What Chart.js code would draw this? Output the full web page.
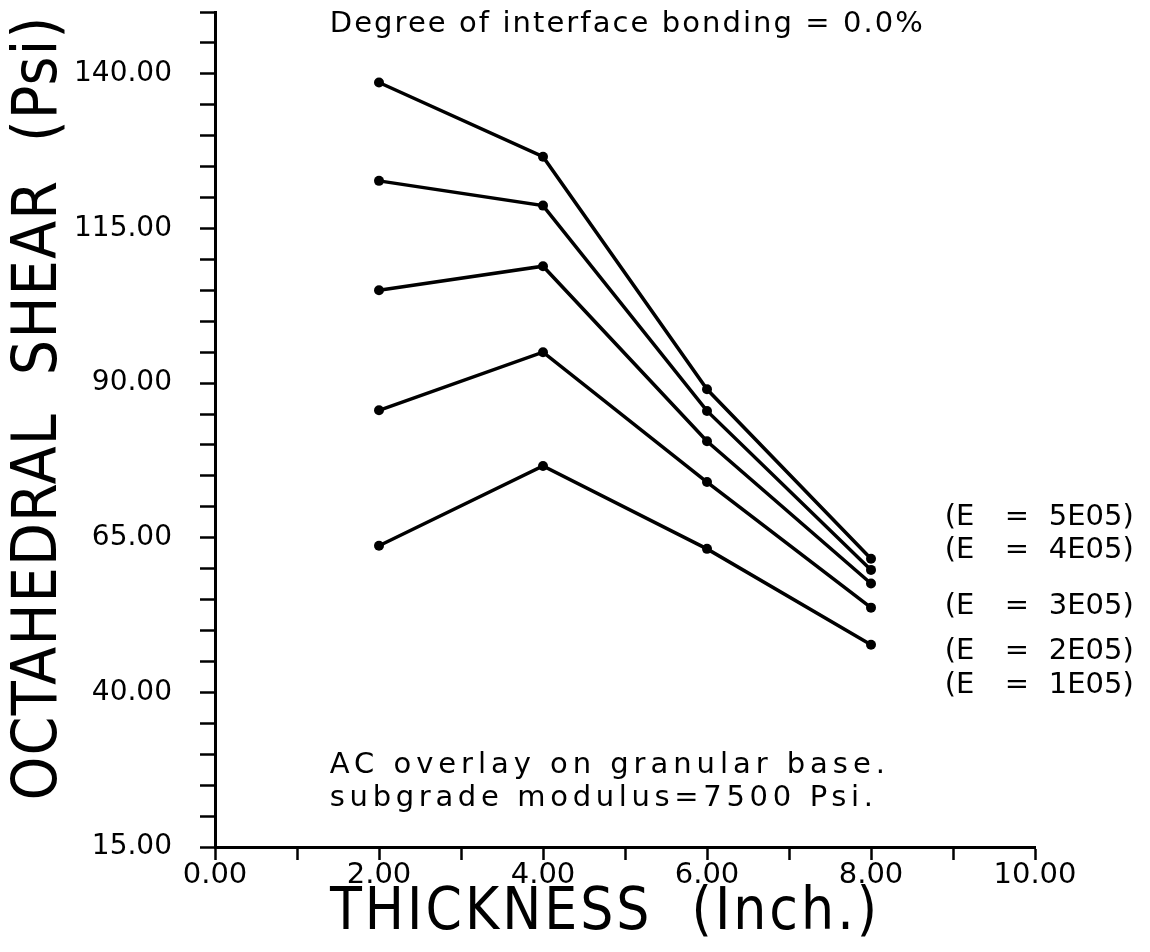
<!DOCTYPE html>
<html>
<head>
<meta charset="utf-8">
<title>Octahedral shear vs thickness</title>
<script src="https://cdn.jsdelivr.net/npm/chart.js@4"></script>
<style>
  html, body { margin: 0; padding: 0; background: #fff; }
  #wrap { width: 1150px; height: 952px; position: relative; }
</style>
</head>
<body>
<div id="wrap"><canvas id="chart"></canvas></div>
<script>
// ── Data ───────────────────────────────────────────────────
const thickness = [2, 4, 6, 8];
const shearE5 = [138.6, 126.6, 89.0, 61.6];
const shearE4 = [122.7, 118.7, 85.5, 59.8];
const shearE3 = [105.0, 108.9, 80.6, 57.6];
const shearE2 = [85.6, 95.0, 74.0, 53.7];
const shearE1 = [63.7, 76.6, 63.2, 47.7];
const seriesLabels = ['(E = 5E05)', '(E = 4E05)', '(E = 3E05)', '(E = 2E05)', '(E = 1E05)'];
const xTickLabels = ['0.00', '2.00', '4.00', '6.00', '8.00', '10.00'];
const yTickLabels = ['15.00', '40.00', '65.00', '90.00', '115.00', '140.00'];
const xTitle = 'THICKNESS  (Inch.)';
const yTitle = 'OCTAHEDRAL  SHEAR  (Psi)';

const INK = '#000';
const PLOT_FONT = "'DejaVu Sans', sans-serif";
const TITLE_FONT = "'Liberation Sans Narrow', 'DejaVu Sans Condensed', sans-serif";

const allSeries = [shearE5, shearE4, shearE3, shearE2, shearE1];

// ── Text annotations, placed in data units ─────────────────
const notes = [
  { text: 'Degree of interface bonding = 0.0%', x: 1.40, y: 148.0, width: 595 },
  { text: 'AC overlay on granular base.', x: 1.40, y: 28.2, width: 560 },
  { text: 'subgrade modulus=7500 Psi.', x: 1.40, y: 22.9, width: 548 }
];
const labelY = [68.2, 62.9, 53.9, 46.6, 41.1];

// fill text stretched to a given width with letter spacing
function spreadText(ctx, text, x, y, width) {
  const w = ctx.measureText(text).width;
  ctx.letterSpacing = Math.max(0, (width - w) / text.length).toFixed(2) + 'px';
  ctx.fillText(text, x, y);
  ctx.letterSpacing = '0px';
}

const annotate = {
  id: 'annotate',
  afterDraw(chart) {
    const { ctx, scales: { x, y } } = chart;
    ctx.save();
    ctx.fillStyle = INK;
    ctx.textBaseline = 'middle';
    ctx.textAlign = 'left';
    ctx.font = `29px ${PLOT_FONT}`;
    notes.forEach(n => spreadText(ctx, n.text, x.getPixelForValue(n.x), y.getPixelForValue(n.y), n.width));

    ctx.font = `29px ${PLOT_FONT}`;
    seriesLabels.forEach((t, i) => {
      const parts = t.split(' ');
      const x0 = x.getPixelForValue(8.9);
      const yy = y.getPixelForValue(labelY[i]);
      ctx.fillText(parts[0], x0, yy);
      ctx.fillText(parts[1], x0 + 60, yy);
      ctx.fillText(parts[2], x0 + 104, yy);
    });

    // axis titles
    ctx.font = `58px ${TITLE_FONT}`;
    const xw = 550;
    spreadText(ctx, xTitle, (x.left + x.right) / 2 - 20 - xw / 2, 914, xw);

    ctx.translate(40, 408);
    ctx.rotate(-Math.PI / 2);
    ctx.font = `62px ${TITLE_FONT}`;
    const yw = 785;
    spreadText(ctx, yTitle, -yw / 2, 0, yw);
    ctx.restore();
  }
};

const mkSet = (data, i) => ({
  label: seriesLabels[i],
  data: data.map((v, k) => ({ x: thickness[k], y: v })),
  borderColor: INK,
  backgroundColor: INK,
  borderWidth: 3.5,
  pointRadius: 5,
  pointBackgroundColor: INK,
  pointBorderWidth: 0,
  tension: 0,
  fill: false
});

new Chart(document.getElementById('chart'), {
  type: 'line',
  data: { datasets: allSeries.map(mkSet) },
  plugins: [annotate],
  options: {
    responsive: true,
    maintainAspectRatio: false,
    animation: false,
    layout: { padding: { top: 12, right: 115, left: 0, bottom: 0 } },
    plugins: { legend: { display: false }, tooltip: { enabled: false } },
    scales: {
      x: {
        type: 'linear',
        min: 0, max: 10,
        afterFit: s => { s.height = 105; s.paddingLeft = 0; s.paddingRight = 0; },
        grid: { drawOnChartArea: false, drawTicks: true, tickLength: 13, tickColor: INK, tickWidth: 2.5 },
        border: { display: true, color: INK, width: 3 },
        ticks: {
          stepSize: 1, autoSkip: false, maxRotation: 0, padding: -2,
          color: INK, font: { family: PLOT_FONT, size: 29 },
          callback: v => (v % 2 === 0 ? xTickLabels[v / 2] : '')
        }
      },
      y: {
        type: 'linear',
        min: 15, max: 150,
        afterFit: s => { s.width = 215; s.paddingTop = 0; s.paddingBottom = 0; },
        grid: { drawOnChartArea: false, drawTicks: true, tickLength: 15, tickColor: INK, tickWidth: 2.5 },
        border: { display: true, color: INK, width: 3 },
        ticks: {
          stepSize: 5, autoSkip: false, padding: 28,
          color: INK, font: { family: PLOT_FONT, size: 28 },
          callback: v => ((v - 15) % 25 === 0 ? yTickLabels[(v - 15) / 25] : '')
        }
      }
    }
  }
});
</script>
</body>
</html>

· · · · · · ·

Task brief » Output exactly the span of lines from the top of the listing through the line holding "const labelY = [68.2, 62.9, 53.9, 46.6, 41.1];", and leave every picture out.

Answer to this problem »
What Chart.js code would draw this? Output the full web page.
<!DOCTYPE html>
<html>
<head>
<meta charset="utf-8">
<title>Octahedral shear vs thickness</title>
<script src="https://cdn.jsdelivr.net/npm/chart.js@4"></script>
<style>
  html, body { margin: 0; padding: 0; background: #fff; }
  #wrap { width: 1150px; height: 952px; position: relative; }
</style>
</head>
<body>
<div id="wrap"><canvas id="chart"></canvas></div>
<script>
// ── Data ───────────────────────────────────────────────────
const thickness = [2, 4, 6, 8];
const shearE5 = [138.6, 126.6, 89.0, 61.6];
const shearE4 = [122.7, 118.7, 85.5, 59.8];
const shearE3 = [105.0, 108.9, 80.6, 57.6];
const shearE2 = [85.6, 95.0, 74.0, 53.7];
const shearE1 = [63.7, 76.6, 63.2, 47.7];
const seriesLabels = ['(E = 5E05)', '(E = 4E05)', '(E = 3E05)', '(E = 2E05)', '(E = 1E05)'];
const xTickLabels = ['0.00', '2.00', '4.00', '6.00', '8.00', '10.00'];
const yTickLabels = ['15.00', '40.00', '65.00', '90.00', '115.00', '140.00'];
const xTitle = 'THICKNESS  (Inch.)';
const yTitle = 'OCTAHEDRAL  SHEAR  (Psi)';

const INK = '#000';
const PLOT_FONT = "'DejaVu Sans', sans-serif";
const TITLE_FONT = "'Liberation Sans Narrow', 'DejaVu Sans Condensed', sans-serif";

const allSeries = [shearE5, shearE4, shearE3, shearE2, shearE1];

// ── Text annotations, placed in data units ─────────────────
const notes = [
  { text: 'Degree of interface bonding = 0.0%', x: 1.40, y: 148.0, width: 595 },
  { text: 'AC overlay on granular base.', x: 1.40, y: 28.2, width: 560 },
  { text: 'subgrade modulus=7500 Psi.', x: 1.40, y: 22.9, width: 548 }
];
const labelY = [68.2, 62.9, 53.9, 46.6, 41.1];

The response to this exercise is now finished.